而这座城市的风格不仅来自建筑艺术,更来自她曲折坎坷的历史。这里有展现1794年4月4日波兰民族英雄科希秋什克率领9千起义的“镰刀军”在拉茨瓦维采激战俄军宏大场面全景画博物馆。整幅面长114米,高15米,还有灯光与音响,逼真地再现了当年抗俄战争的悲壮场景。

一座让历史、地理老师头痛的城市

记得波兰作家米沃什曾经说过,欧洲有些地方总是会给地理和历史老师惹麻烦,他们的归宿变更使地图绘制者无所适从。弗罗茨瓦夫就是这样一个让历史、地理老师头痛城市,它在历史上曾先后属于捷克、德国、奥地利和波兰,加入过汉萨同盟和神圣罗马帝国,还被蒙古人和瑞典人攻占过,每一种文化都在此留下自己的印记。

仅仅城市的名称,属德时的德语城名叫布雷斯劳,属捷克时捷语城名叫弗拉迪斯拉夫,神圣罗马帝国的天主教会用拉丁语称她为弗拉提斯拉维亚,属奥匈时还有个匈牙利语城名叫波罗兹洛,犹太人则用意第绪语称其为布罗斯罗伊。但也正是因为这个原因,它又是一个让游客兴奋得多巴胺膨胀的地方,她就像一个浓缩版的欧洲建筑博物馆,把历史的沧桑与多种文化的精华融为一体,使它散发出的魅力格外迷人。

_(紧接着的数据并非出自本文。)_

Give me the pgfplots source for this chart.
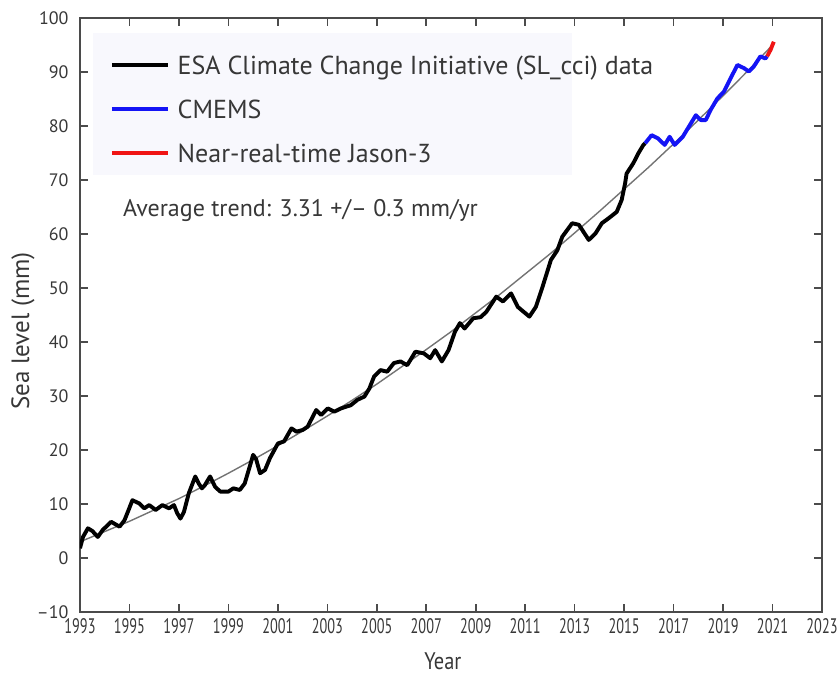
\documentclass[border=0pt]{standalone}
\usepackage{fontspec}
\setmainfont{PT Sans}
\usepackage{pgfplots}
\pgfplotsset{compat=1.18}

\definecolor{cmemsblue}{RGB}{20,20,245}
\definecolor{jasonred}{RGB}{240,20,20}
\definecolor{trendgray}{RGB}{115,115,115}
\definecolor{framegray}{RGB}{75,75,75}
\definecolor{txtgray}{RGB}{55,55,55}
\definecolor{legendbg}{RGB}{248,248,253}

% ESA SL_cci global mean sea level (mm)
\pgfplotstableread{
year val
1993.00 1.8
1993.12 3.9
1993.32 5.5
1993.50 5.0
1993.72 3.9
1993.92 5.2
1994.26 6.7
1994.45 6.2
1994.60 5.8
1994.80 7.0
1995.12 10.7
1995.40 10.1
1995.60 9.2
1995.80 9.8
1996.06 8.9
1996.33 9.8
1996.60 9.2
1996.80 9.8
1996.93 8.3
1997.06 7.3
1997.20 8.5
1997.40 12.0
1997.66 15.1
1997.80 13.8
1997.93 12.9
1998.05 13.5
1998.26 15.1
1998.46 13.2
1998.67 12.3
1999.00 12.3
1999.20 12.9
1999.46 12.6
1999.66 13.8
1999.86 16.9
2000.00 19.1
2000.12 18.3
2000.28 15.7
2000.48 16.3
2000.68 18.5
2001.00 21.2
2001.25 21.6
2001.55 24.0
2001.75 23.4
2002.00 23.7
2002.20 24.3
2002.55 27.4
2002.75 26.5
2003.02 27.7
2003.28 27.1
2003.55 27.7
2003.95 28.3
2004.22 29.3
2004.50 29.9
2004.70 31.4
2004.89 33.6
2005.15 34.8
2005.42 34.5
2005.69 36.1
2005.96 36.4
2006.23 35.7
2006.56 38.2
2006.90 37.9
2007.16 37.0
2007.36 38.5
2007.63 36.4
2007.90 38.5
2008.16 41.9
2008.36 43.5
2008.55 42.5
2008.90 44.4
2009.20 44.6
2009.43 45.6
2009.83 48.4
2010.10 47.5
2010.43 49.0
2010.70 46.5
2011.17 44.7
2011.43 46.5
2011.70 50.2
2012.04 55.2
2012.30 57.0
2012.50 59.5
2012.90 62.0
2013.17 61.7
2013.57 58.9
2013.84 60.1
2014.10 62.0
2014.37 62.9
2014.70 64.1
2014.90 66.3
2015.04 69.4
2015.10 71.2
2015.37 73.1
2015.57 74.9
2015.78 76.5
2015.85 76.8
}\esadata

% CMEMS continuation
\pgfplotstableread{
year val
2015.85 76.8
2016.11 78.3
2016.37 77.7
2016.64 76.5
2016.84 78.0
2017.04 76.5
2017.37 78.0
2017.70 80.5
2017.90 82.0
2018.10 81.1
2018.30 81.1
2018.50 83.0
2018.77 85.1
2019.04 86.4
2019.30 88.8
2019.58 91.3
2019.85 90.7
2020.04 90.1
2020.24 91.0
2020.51 92.9
2020.71 92.5
2020.78 92.9
}\cmemsdata

% Near-real-time Jason-3
\pgfplotstableread{
year val
2020.78 92.9
2020.92 94.1
2021.05 95.6
}\jasondata

% Fitted trend curve
\pgfplotstableread{
year val
1993 3.0
1994 4.9
1995 6.8
1996 8.9
1997 11.0
1998 13.3
1999 15.7
2000 18.2
2001 20.8
2002 23.5
2003 26.3
2004 29.2
2005 32.2
2006 35.4
2007 38.6
2008 41.9
2009 45.4
2010 48.9
2011 52.6
2012 56.3
2013 60.2
2014 64.2
2015 68.3
2016 72.4
2017 76.7
2018 81.1
2019 85.6
2020 90.2
2021 95.0
}\trenddata

\begin{document}
\begin{tikzpicture}
\useasboundingbox (-80pt,-63pt) rectangle (760pt,612pt);
\begin{axis}[
  at={(0pt,0pt)}, anchor=south west,
  scale only axis, width=742pt, height=594pt,
  xmin=1993, xmax=2023, ymin=-10, ymax=100,
  xtick={1993,1995,...,2023},
  ytick={-10,0,...,100},
  yticklabels={–10,0,10,20,30,40,50,60,70,80,90,100},
  /pgf/number format/1000 sep={},
  /pgf/number format/assume math mode=true,
  tick align=inside,
  major tick length=8pt,
  tick style={framegray, line width=1.6pt},
  axis line style={framegray, line width=2.8pt},
  xticklabel style={font=\fontsize{21}{24}\selectfont, xscale=0.68, text=txtgray, yshift=-3pt},
  yticklabel style={font=\fontsize{18}{21}\selectfont, text=txtgray, xshift=-8pt},
  xlabel={Year},
  ylabel={Sea level (mm)},
  xlabel style={font=\fontsize{24}{28}\selectfont, xscale=0.85, text=txtgray,
    at={(axis description cs:0.489,-0.0825)}, anchor=center},
  ylabel style={font=\fontsize{25}{29}\selectfont, text=txtgray,
    at={(axis description cs:-0.0768,0.473)}, anchor=center},
  legend cell align=left,
  legend style={
    at={(axis description cs:0.0395,0.9461)}, anchor=north west,
    draw=none, fill=none, inner xsep=0pt, inner ysep=0pt,
    font=\fontsize{26}{30}\selectfont, text=txtgray,
    row sep=14pt,
    nodes={inner sep=0pt, text height=24pt, text depth=6pt},
  },
  legend image code/.code={\draw[#1, line width=4.5pt] (0pt,0pt) -- (56pt,0pt); \path (64pt,0pt);},
]
% light panel behind the legend
\fill[legendbg] (axis description cs:0.0171,0.974) rectangle (axis description cs:0.6627,0.7357);

\addplot[trendgray, line width=1.4pt, forget plot] table[x=year, y=val] {\trenddata};

\addplot[black, line width=3.9pt, line join=round] table[x=year, y=val] {\esadata};
\addlegendentry{ESA Climate Change Initiative (SL\_cci) data}
\addplot[cmemsblue, line width=3.9pt, line join=round] table[x=year, y=val] {\cmemsdata};
\addlegendentry{CMEMS}
\addplot[jasonred, line width=3.9pt, line join=round] table[x=year, y=val] {\jasondata};
\addlegendentry{Near-real-time Jason-3}

\node[anchor=west, font=\fontsize{24}{28}\selectfont, text=txtgray]
  at (axis cs:1994.6,64.3) {Average trend: 3.31 +/– 0.3 mm/yr};
\end{axis}
\end{tikzpicture}
\end{document}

尤其是二战后,弗城似乎与现属乌克兰的利沃夫城形成了时空、人地的大转换。二战中波兰东部18万平方公里国土被苏联吞并,而在西部令战败国德国以11万平方公里土地作补偿,从而使波兰国土面积缩水,而且位置整体“西移”。原波兰仅次于华沙的第二大城市利沃夫被划给苏联(现属乌克兰),而德国第六大城市布勒斯劳(就是现在的弗城)则划给了波兰,那时的人权观念尚无反对“种族清洗”之说,变更领土上的原居民基本都被赶走。布勒斯劳人被驱逐到了德国,而大量利沃夫人则被迁到更名后的弗罗茨瓦夫。这就是所谓的“利城填弗城”。

尽管后来我们被告知此说有点夸张,但无可置疑的是今天这里的城市规划与建筑风格仍然是德属时期的样子,居民却已经是波兰人占绝大多数。现今乌克兰著名学府利沃夫大学校史上说起源于历史悠久的波兰时期,实际上则是二战后由乌克兰师生构成的新大学。而现今的弗罗茨瓦夫大学校史追溯到古老的布勒斯劳大学,实际却基本上是赶走德国人后把原来利沃夫大学的摊子搬过来重建的。

在当时,这样的大驱逐伴随着无数的人间悲剧。但现在,它却成了这里多元文化的来源之一,甚至是转轨后焕发的经济活力源头之一。这座波兰人居住的日耳曼风格城市(所谓“后德国城市”)的古迹不亚于波兰古都克拉科夫,但旧体制下的统治者基于意识形态却希望割断“西方的”传统,更不愿展示它的“异国情调”,以致藏之深山少人问。

直到变革后尤其是加入欧洲一体化进程后,这个有三条河流贯穿、上百座桥梁维系的弗罗茨瓦夫城,才作为“波兰最漂亮的城市”之一,散发出一种混合了欧洲多种文化的魅力展现给世人。